Lwt_eio creates a top-level switch and within it sets the Lwt engine (a global), which also holds the clock. Then any Lwt code can call Lwt_unix.sleep as normal without needing a clock argument. The global switch also allows Lwt.async to bypass the normal structured concurrency:
open Lwt.Infix
open Eio.Std
let some_fn () =
Lwt.async (fun () ->
Lwt_unix.sleep 1.0 >|= fun () ->
traceln "Surprise - I'm still running!"
)
let () =
Eio_main.run @@ fun env ->
Lwt_eio.with_event_loop ~clock:env#clock @@ fun () ->
some_fn ();
traceln "Structured concurrency means everything is finished now!";
Eio.Time.sleep env#clock 2.0
$ dune exec -- ./test.exe
+Structured concurrency means everything is finished now!

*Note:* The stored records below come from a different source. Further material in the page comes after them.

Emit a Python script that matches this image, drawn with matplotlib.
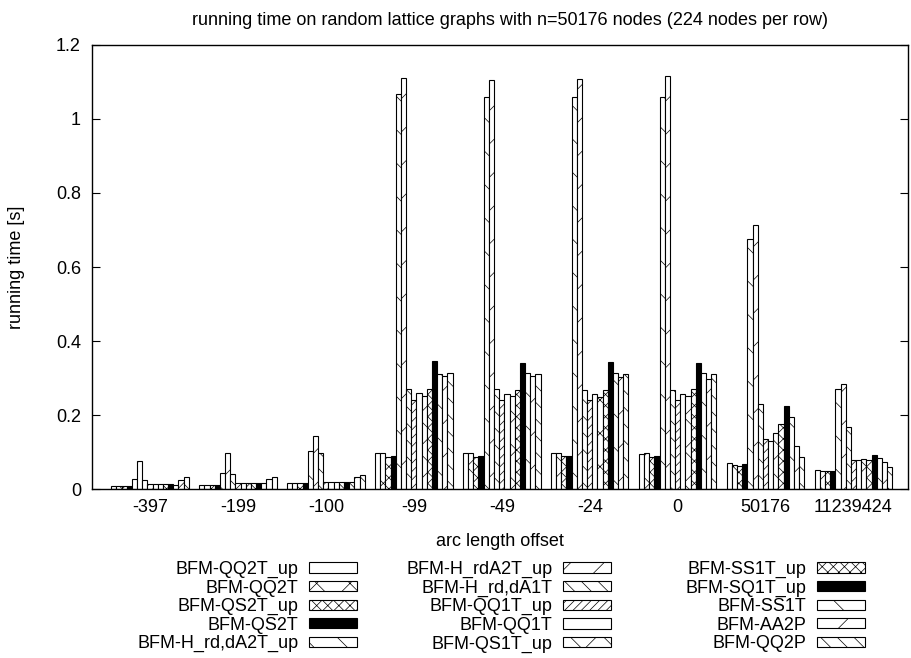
import numpy as np
import matplotlib.pyplot as plt
from matplotlib.patches import Patch

plt.rcParams['font.family'] = ['Liberation Sans', 'DejaVu Sans']
plt.rcParams['font.size'] = 13
plt.rcParams['hatch.linewidth'] = 0.5

# arc length offsets (one cluster per offset)
offsets = ['-397', '-199', '-100', '-99', '-49', '-24', '0', '50176', '11239424']

# running times [s] per algorithm, one value per offset
qq2t_up      = [0.009, 0.012, 0.017, 0.097, 0.097, 0.097, 0.095, 0.070, 0.053]
qq2t         = [0.009, 0.012, 0.017, 0.097, 0.097, 0.097, 0.097, 0.066, 0.050]
qs2t_up      = [0.009, 0.012, 0.017, 0.088, 0.088, 0.089, 0.086, 0.064, 0.049]
qs2t         = [0.009, 0.012, 0.017, 0.089, 0.089, 0.089, 0.090, 0.067, 0.049]
h_rd_da2t_up = [0.028, 0.043, 0.103, 1.067, 1.058, 1.058, 1.060, 0.676, 0.270]
h_rda2t_up   = [0.076, 0.098, 0.144, 1.109, 1.105, 1.107, 1.115, 0.713, 0.283]
h_rd_da1t    = [0.024, 0.041, 0.099, 0.270, 0.270, 0.268, 0.268, 0.229, 0.169]
qq1t_up      = [0.013, 0.016, 0.021, 0.240, 0.240, 0.241, 0.240, 0.136, 0.078]
qq1t         = [0.013, 0.016, 0.021, 0.259, 0.257, 0.256, 0.257, 0.130, 0.078]
qs1t_up      = [0.013, 0.016, 0.021, 0.252, 0.252, 0.250, 0.252, 0.153, 0.082]
ss1t_up      = [0.013, 0.016, 0.021, 0.270, 0.268, 0.268, 0.270, 0.176, 0.080]
sq1t_up      = [0.013, 0.016, 0.021, 0.347, 0.342, 0.344, 0.342, 0.226, 0.092]
ss1t         = [0.012, 0.016, 0.021, 0.311, 0.313, 0.313, 0.313, 0.194, 0.085]
aa2p         = [0.025, 0.027, 0.032, 0.306, 0.305, 0.302, 0.298, 0.117, 0.073]
qq2p         = [0.033, 0.033, 0.038, 0.313, 0.310, 0.310, 0.310, 0.088, 0.059]

series = [
    ('BFM-QQ2T_up', qq2t_up), ('BFM-QQ2T', qq2t), ('BFM-QS2T_up', qs2t_up),
    ('BFM-QS2T', qs2t), ('BFM-H_rd,dA2T_up', h_rd_da2t_up),
    ('BFM-H_rdA2T_up', h_rda2t_up), ('BFM-H_rd,dA1T', h_rd_da1t),
    ('BFM-QQ1T_up', qq1t_up), ('BFM-QQ1T', qq1t), ('BFM-QS1T_up', qs1t_up),
    ('BFM-SS1T_up', ss1t_up), ('BFM-SQ1T_up', sq1t_up), ('BFM-SS1T', ss1t),
    ('BFM-AA2P', aa2p), ('BFM-QQ2P', qq2p),
]

# fill patterns cycle every 8 series: (facecolor, hatch)
patterns = [('white', ''), ('white', 'x'), ('white', 'xxx'), ('black', ''),
            ('white', '\\'), ('white', '/'), ('white', '\\\\'), ('white', '////')]

fig = plt.figure(figsize=(9.11, 6.58), dpi=100)
ax = fig.add_axes([0.101, 0.2564, 0.8957, 0.6756])

n = len(series)
gap = 2
width = 1.0 / (n + gap)
x = np.arange(len(offsets))

handles = []
for j, (label, vals) in enumerate(series):
    fc, hatch = patterns[j % 8]
    ax.bar(x + (j - (n - 1) / 2) * width, vals, width, color=fc, hatch=hatch,
           edgecolor='black', linewidth=0.8)
    handles.append(Patch(facecolor=fc, hatch=hatch, edgecolor='black',
                         linewidth=0.8, label=label))

ax.set_xlim(-0.66, 8.62)
ax.set_ylim(0, 1.2)
ax.set_xticks(x)
ax.set_xticklabels(offsets)
ax.set_yticks(np.arange(0, 1.21, 0.2))
ax.set_yticklabels(['0', '0.2', '0.4', '0.6', '0.8', '1', '1.2'])
ax.tick_params(axis='y', direction='in', length=6, width=0.8, right=True, pad=8)
ax.tick_params(axis='x', length=0, pad=7)
for s in ax.spines.values():
    s.set_linewidth(1.0)

ax.set_title('running time on random lattice graphs with n=50176 nodes (224 nodes per row)',
             fontsize=13, pad=14, x=0.512)
ax.set_xlabel('arc length offset', labelpad=12)
ax.set_ylabel('running time [s]', labelpad=22)

# key below the plot: three columns, label then sample
W, H = 911, 658
col_right = [357, 611, 865]
for c in range(3):
    leg = fig.legend(handles=handles[c * 5:(c + 1) * 5], loc='upper right',
                     bbox_to_anchor=(col_right[c] / W, 1 - 561 / H),
                     bbox_transform=fig.transFigure, frameon=False,
                     markerfirst=False, borderpad=0, borderaxespad=0,
                     handlelength=2.66, handleheight=0.5, handletextpad=0.6,
                     labelspacing=0.08)

fig.savefig('out.png', dpi=100)
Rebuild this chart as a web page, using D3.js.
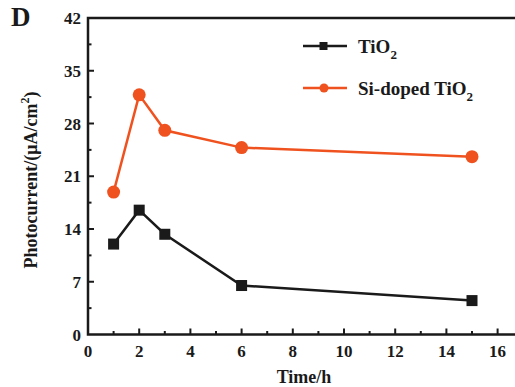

+Surprise - I'm still running!
This is why I think Eio is “unopinionated” - we can bypass the capabilities and the structured concurrency and run existing Lwt code within it unmodified.
I’m kind of repeating myself, but this is what I think we should aim for: composable primitives.
At that point in time, I will be suspicious of anything that will want to take over my main loop or invert control in invasive ways. I want a certain degree of freedom on how my application is to be structured, if only to experiment new ways effects could give me.
Also one thing that I think is not stressed enough is that most code out there should actually not use concrete effects or effectfull primitives at all.
I have been waiting for effects for the past 7 years precisely so that I don’t have to use them. They eventually allow the separation of concerns I was seeking for: most library codec code should not be concerned about how you move data in and out: that’s for the application to decide, using any kind of effects it finds desirable.
In that respect developing and offering simple standard abstractions in the Stdlib like I mentioned in this message which are effect friendly without mentioning any of them are more important to me than deciding on concrete effects.
Basically I think there’s the need for infrastructure and patterns so that effects can be used in a compositional way and that using something like eio or not rather becomes a matter of application choice.